If you’ve read articles on the Internet about the film or watched any TV spots, they couldn’t wait to spoil the Tony Stark cameo. I really wish it was a secret because seeing him at the end would’ve been more more of a surprise. But honestly, I was so wrapped up in the film that I totally slipped my mind that Robert Downey Jr. was about to drop in. How exciting will THE AVENGERS be? That one might necessitate a week long celebration, not just a day off!

So far this has been one helluva summer for movies. I’m traditionally let down by “summer blockbusters” but many such as Indy, and Hulk have blown me away. I can’t imagine what THE DARK KNIGHT is going to do to me. It might make me Hulk up and SMASH stuff! Have you seen The Incredible Hulk yet? Did you enjoy it? I’d like to hear YOUR thoughts!

Captain America: Back to Life and in My Kitchen

Don’t ask me what the fuck Marvel did with the Captain America storyline. For those who aren’t aware, Marvel comics decided to kill off Captain America and bring him back with a new alter ego. What can I say, I’m a purist. I felt like I needed to resurrect the original Captain America so I attempted a “Weird Science-like” experiment. Even with the advent of miniature super heroes that grow six times their size when you throw them in water, I never thought Captain America would actually be in my condo. After it was all said and done, I was grateful for his visit.
If I can reincarnate a super hero on my kitchen counter, think of the host of other possibilities that my kitchen counter can be used for! I might actually cook something one of these days, except probably not in the bowl that Captain America was incubating in so you have nothing to worry about.
I was once told that if I ever had a seed I should definitely plant the seed, nurture the seed, till the soil, and give it encouragement, attention and love. Instead of all that crap, I used the same enhancing serum that the U.S government used on the original Captain America: Steve Rogers himself. I came into a shitload of it when it fell off a truck in near Lyndhurst, NJ. Actually, I’m totally lying to you, I really copped out on this one. I used plain New Jersey tap water…I figured that was radioactive enough to make him grow and give him super powers.
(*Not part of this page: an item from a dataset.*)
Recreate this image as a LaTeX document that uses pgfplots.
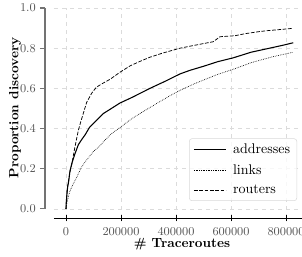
\documentclass[border=0pt]{standalone}
\usepackage{pgfplots}
\pgfplotsset{compat=1.18}
\definecolor{tickgray}{rgb}{0.33,0.33,0.33}
\definecolor{spinegray}{rgb}{0.45,0.45,0.45}
\definecolor{gridgray}{rgb}{0.86,0.86,0.86}
\begin{document}
\begin{tikzpicture}
\useasboundingbox (-40.5pt,-28.5pt) rectangle (186pt,163.5pt);
\begin{axis}[
  at={(0,0)}, anchor=south west,
  scale only axis, width=186pt, height=157.5pt,
  xmin=-43600, xmax=858000, ymin=-0.045, ymax=1.0,
  clip=false,
  axis x line*=bottom, axis y line*=left,
  y axis line style={draw=none},
  x axis line style={line width=0.6pt},
  xtick={0,200000,400000,600000,800000},
  ytick={0,0.2,0.4,0.6,0.8,1.0},
  scaled x ticks=false,
  xticklabel={\pgfmathprintnumber[fixed,1000 sep={}]{\tick}},
  yticklabel={\pgfmathprintnumber[fixed,fixed zerofill,precision=1]{\tick}},
  tick align=center, major tick length=5pt,
  ytick style={draw=none},
  xtick style={black, line width=0.6pt},
  tick label style={font=\fontsize{8.8}{10}\selectfont, text=tickgray},
  yticklabel style={xshift=-7.6pt},
  xticklabel style={yshift=-1pt},
  grid=major,
  major grid style={gridgray, dashed, line width=0.5pt},
  xlabel={\textbf{\# Traceroutes}},
  ylabel={\textbf{Proportion discovery}},
  label style={font=\fontsize{10.5}{12}\selectfont},
  every axis x label/.style={at={(axis description cs:0.516,0)}, anchor=center, yshift=-19.5pt},
  every axis y label/.style={at={(axis description cs:0,0.524)}, xshift=-29.25pt, anchor=center, rotate=90},
  legend style={at={(0.98,0.081)}, anchor=south east, font=\fontsize{10.5}{12}\selectfont,
    draw=gray!30, rounded corners=2pt, fill=white, fill opacity=0.8, text opacity=1,
    row sep=2.5pt, column sep=3pt, inner xsep=3pt, inner ysep=2pt},
  legend cell align=left,
  legend image code/.code={\draw[#1] (0pt,0pt) -- (24pt,0pt);},
]
\addplot[black, line width=0.8pt] coordinates {
(0,0) (1000,0.03) (2500,0.06) (6000,0.11) (10000,0.14) (14500,0.19) (22000,0.23) (32700,0.275) (45000,0.32) (57000,0.345) (70000,0.37) (85000,0.405) (110000,0.44) (136000,0.475) (165000,0.5) (196000,0.527) (240000,0.555) (305000,0.60) (360000,0.635) (414500,0.672) (451000,0.69) (500000,0.71) (552000,0.733) (608000,0.752) (673000,0.78) (740000,0.80) (790000,0.815) (826000,0.827)
};
\addlegendentry{addresses}
\addplot[black, line width=0.5pt, dash pattern=on 0.5pt off 0.8pt] coordinates {
(0,0) (2000,0.02) (5000,0.04) (8500,0.06) (14500,0.09) (26500,0.125) (40000,0.16) (55000,0.205) (70000,0.235) (99000,0.285) (124000,0.315) (136000,0.335) (166000,0.375) (196000,0.405) (240000,0.45) (281000,0.485) (330000,0.525) (380000,0.565) (414500,0.59) (470000,0.625) (552000,0.67) (608000,0.695) (673000,0.728) (750000,0.757) (826000,0.78)
};
\addlegendentry{links}
\addplot[black, line width=0.55pt, dash pattern=on 2.8pt off 1.2pt] coordinates {
(0,0) (1500,0.04) (4000,0.09) (8000,0.13) (14000,0.18) (20700,0.22) (32700,0.31) (44700,0.39) (55000,0.44) (63000,0.476) (75000,0.53) (93500,0.576) (110000,0.605) (123600,0.617) (140000,0.63) (160000,0.645) (196000,0.68) (233000,0.712) (270000,0.735) (305000,0.755) (350000,0.775) (414500,0.80) (451000,0.81) (500000,0.823) (535000,0.832) (548000,0.845) (560000,0.857) (614000,0.862) (650000,0.872) (700000,0.882) (730000,0.887) (780000,0.893) (826000,0.899)
};
\addlegendentry{routers}
\draw[spinegray, line width=1.3pt] ([xshift=-6.75pt]axis cs:-43600,0) -- ([xshift=-6.75pt]axis cs:-43600,1);
\draw[spinegray, line width=0.8pt] ([xshift=-10.5pt]axis cs:-43600,0) -- ([xshift=-6.75pt]axis cs:-43600,0);
\draw[spinegray, line width=0.8pt] ([xshift=-10.5pt]axis cs:-43600,0.2) -- ([xshift=-6.75pt]axis cs:-43600,0.2);
\draw[spinegray, line width=0.8pt] ([xshift=-10.5pt]axis cs:-43600,0.4) -- ([xshift=-6.75pt]axis cs:-43600,0.4);
\draw[spinegray, line width=0.8pt] ([xshift=-10.5pt]axis cs:-43600,0.6) -- ([xshift=-6.75pt]axis cs:-43600,0.6);
\draw[spinegray, line width=0.8pt] ([xshift=-10.5pt]axis cs:-43600,0.8) -- ([xshift=-6.75pt]axis cs:-43600,0.8);
\draw[spinegray, line width=0.8pt] ([xshift=-10.5pt]axis cs:-43600,1) -- ([xshift=-6.75pt]axis cs:-43600,1);
\end{axis}
\end{tikzpicture}
\end{document}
In case you weren’t aware, when you want to grow your own Super Hero, all you need to do is take it out of the package and toss it in a bowl of water and leave it alone for 72 hours. What kind of a children’s amusement toy is this? My father actually wondered how a kid would even enjoy this. There’s no immediate satisfaction! “Here ya go kid, throw this in water…then come back in 3 days…this is FUN isn’t it!?!?!” Damn I know when I was a kid I had more fun taking out my mother’s pots and pans from the kitchen cabinet.

His legend precedes him, but Captain America was much smaller than I first thought. He might’ve been smaller than a freakin‘ Smurf, but his eyes were similar. In fact, he looked like a retarded Claymation figure. This is not what I was expecting from an American Hero.
Captain grew nicely, and when I took him out after 3 days, he was all gross and slimy. To confess, I really didn’t want to touch him at all. He looked and felt like a really nasty sea creature. I did drink the water after I took him out of his little mineral bath though. It was delicious. This water serum that I concocted proved just as effective as Ra’s al Ghul’s Lazarus pit, but of course, he lost his power after a while. Judging by his appearance in the last picture…Cap is shrunken, shriveled, and apparently doesn’t have much staying power. Maybe I shouldn’t have messed with Mother Nature?